[Records with drawing code]
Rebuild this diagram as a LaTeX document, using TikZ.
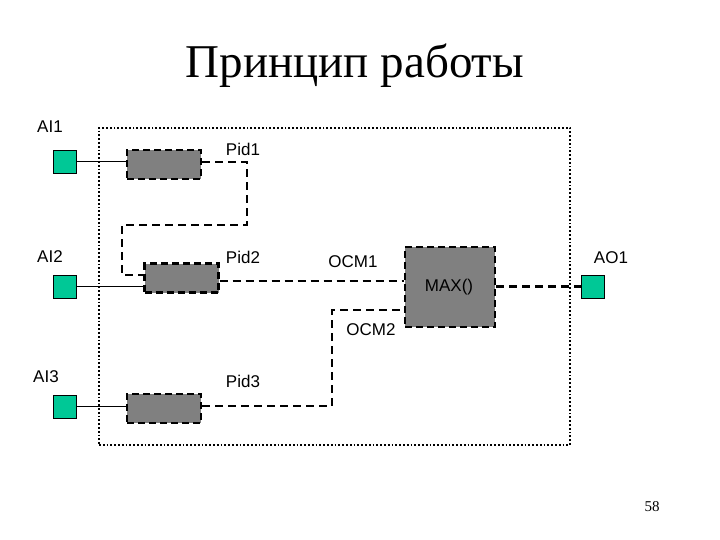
\documentclass[tikz,border=0pt]{standalone}
\usepackage{fontspec}
\setmainfont{Liberation Serif}
\newfontfamily\arialf{Liberation Sans}
\definecolor{ingreen}{RGB}{0,200,150}
\definecolor{boxgray}{RGB}{128,128,128}
\begin{document}
\begin{tikzpicture}[x=1pt,y=-1pt,
  lbl/.style={font=\arialf\fontsize{17}{19}\selectfont, inner sep=0pt},
  io/.style={draw=black, fill=ingreen, line width=0.9pt, minimum width=23pt, minimum height=23pt, inner sep=0pt},
  pidbox/.style={draw=black, fill=boxgray, line width=2.2pt, dash pattern=on 7pt off 4pt, minimum width=74pt, minimum height=29pt, inner sep=0pt},
  dl/.style={line width=2.2pt, dash pattern=on 8pt off 5pt},
  sl/.style={line width=0.8pt}]
\useasboundingbox (0,0) rectangle (720,540);
\node[font=\fontsize{47}{50}\selectfont] (title) at (355,66) {Принцип работы};
\node[draw=black, line width=1.8pt, dotted, minimum width=471pt, minimum height=317pt, inner sep=0pt] (frame) at (334.5,286.5) {};
% inputs
\node[io] (ai1) at (64.5,161.5) {};
\node[io] (ai2) at (64.5,286.5) {};
\node[io] (ai3) at (64.5,406.5) {};
\node[io] (ao1) at (592.5,286.5) {};
\node[lbl] (ai1l) at (50,127) {AI1};
\node[lbl] (ai2l) at (50,257) {AI2};
\node[lbl] (ai3l) at (46,377) {AI3};
\node[lbl] (ao1l) at (611,258) {AO1};
% pid boxes
\node[pidbox] (pid1) at (164,164.5) {};
\node[pidbox] (pid2) at (181.5,278) {};
\node[pidbox] (pid3) at (164,408.5) {};
\node[lbl] (pid1l) at (243,149) {Pid1};
\node[lbl] (pid2l) at (243,257) {Pid2};
\node[lbl] (pid3l) at (243,381) {Pid3};
% max
\node[draw=black, fill=boxgray, line width=2.2pt, dash pattern=on 7pt off 4pt, minimum width=90pt, minimum height=80pt, inner sep=0pt] (max) at (450,287) {};
\node[lbl] (maxl) at (449,287) {MAX()};
\node[lbl] (ocm1) at (353,262) {OCM1};
\node[lbl] (ocm2) at (371,330) {OCM2};
\node[lbl, font=\fontsize{15}{17}\selectfont] (page) at (652,507) {58};
% connectors
\draw[sl] (ai1.east) -- (ai1.east -| pid1.west);
\draw[sl] (ai2.east) -- (ai2.east -| pid2.west);
\draw[sl] (ai3.east) -- (ai3.east -| pid3.west);
\coordinate (c1) at (247,162);
\coordinate (c2) at (247,225);
\coordinate (c3) at (122,225);
\coordinate (c4) at (122,275);
\draw[dl] (pid1.east |- c1) -- (c1) -- (c2) -- (c3) -- (c4) -- (c4 -| pid2.west);
\draw[dl] (pid2.east |- 0,281) -- (max.west |- 0,281);
\coordinate (d1) at (332,406);
\coordinate (d2) at (332,310);
\draw[dl] (pid3.east |- d1) -- (d1) -- (d2) -- (d2 -| max.west);
\draw[dl] (max.east |- ao1.west) -- (ao1.west);
\end{tikzpicture}
\end{document}
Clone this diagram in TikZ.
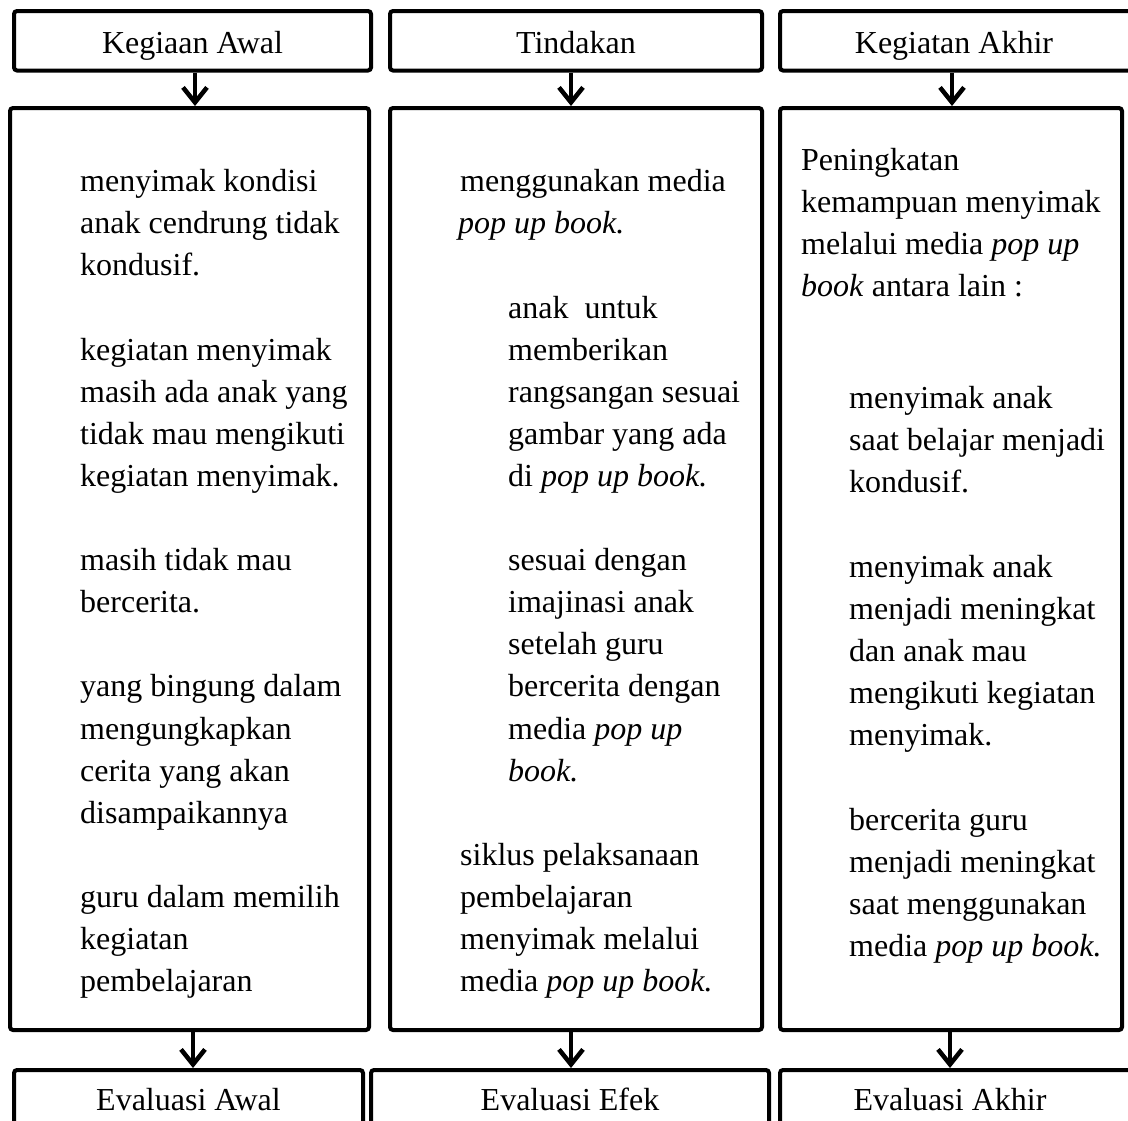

- What you need to do -
Leave out the pictures and copy everything else in the records word for word.

- Answer for the task -
Rebuild this diagram as a LaTeX document, using TikZ.
\documentclass[tikz,border=0pt]{standalone}
\usepackage{fontspec}
\setmainfont{Liberation Serif}
\newfontfamily\arialf{Liberation Sans}
\definecolor{ingreen}{RGB}{0,200,150}
\definecolor{boxgray}{RGB}{128,128,128}
\begin{document}
\begin{tikzpicture}[x=1pt,y=-1pt,
  lbl/.style={font=\arialf\fontsize{17}{19}\selectfont, inner sep=0pt},
  io/.style={draw=black, fill=ingreen, line width=0.9pt, minimum width=23pt, minimum height=23pt, inner sep=0pt},
  pidbox/.style={draw=black, fill=boxgray, line width=2.2pt, dash pattern=on 7pt off 4pt, minimum width=74pt, minimum height=29pt, inner sep=0pt},
  dl/.style={line width=2.2pt, dash pattern=on 8pt off 5pt},
  sl/.style={line width=0.8pt}]
\useasboundingbox (0,0) rectangle (720,540);
\node[font=\fontsize{47}{50}\selectfont] (title) at (355,66) {Принцип работы};
\node[draw=black, line width=1.8pt, dotted, minimum width=471pt, minimum height=317pt, inner sep=0pt] (frame) at (334.5,286.5) {};
% inputs
\node[io] (ai1) at (64.5,161.5) {};
\node[io] (ai2) at (64.5,286.5) {};
\node[io] (ai3) at (64.5,406.5) {};
\node[io] (ao1) at (592.5,286.5) {};
\node[lbl] (ai1l) at (50,127) {AI1};
\node[lbl] (ai2l) at (50,257) {AI2};
\node[lbl] (ai3l) at (46,377) {AI3};
\node[lbl] (ao1l) at (611,258) {AO1};
% pid boxes
\node[pidbox] (pid1) at (164,164.5) {};
\node[pidbox] (pid2) at (181.5,278) {};
\node[pidbox] (pid3) at (164,408.5) {};
\node[lbl] (pid1l) at (243,149) {Pid1};
\node[lbl] (pid2l) at (243,257) {Pid2};
\node[lbl] (pid3l) at (243,381) {Pid3};
% max
\node[draw=black, fill=boxgray, line width=2.2pt, dash pattern=on 7pt off 4pt, minimum width=90pt, minimum height=80pt, inner sep=0pt] (max) at (450,287) {};
\node[lbl] (maxl) at (449,287) {MAX()};
\node[lbl] (ocm1) at (353,262) {OCM1};
\node[lbl] (ocm2) at (371,330) {OCM2};
\node[lbl, font=\fontsize{15}{17}\selectfont] (page) at (652,507) {58};
% connectors
\draw[sl] (ai1.east) -- (ai1.east -| pid1.west);
\draw[sl] (ai2.east) -- (ai2.east -| pid2.west);
\draw[sl] (ai3.east) -- (ai3.east -| pid3.west);
\coordinate (c1) at (247,162);
\coordinate (c2) at (247,225);
\coordinate (c3) at (122,225);
\coordinate (c4) at (122,275);
\draw[dl] (pid1.east |- c1) -- (c1) -- (c2) -- (c3) -- (c4) -- (c4 -| pid2.west);
\draw[dl] (pid2.east |- 0,281) -- (max.west |- 0,281);
\coordinate (d1) at (332,406);
\coordinate (d2) at (332,310);
\draw[dl] (pid3.east |- d1) -- (d1) -- (d2) -- (d2 -| max.west);
\draw[dl] (max.east |- ao1.west) -- (ao1.west);
\end{tikzpicture}
\end{document}
Clone this diagram in TikZ.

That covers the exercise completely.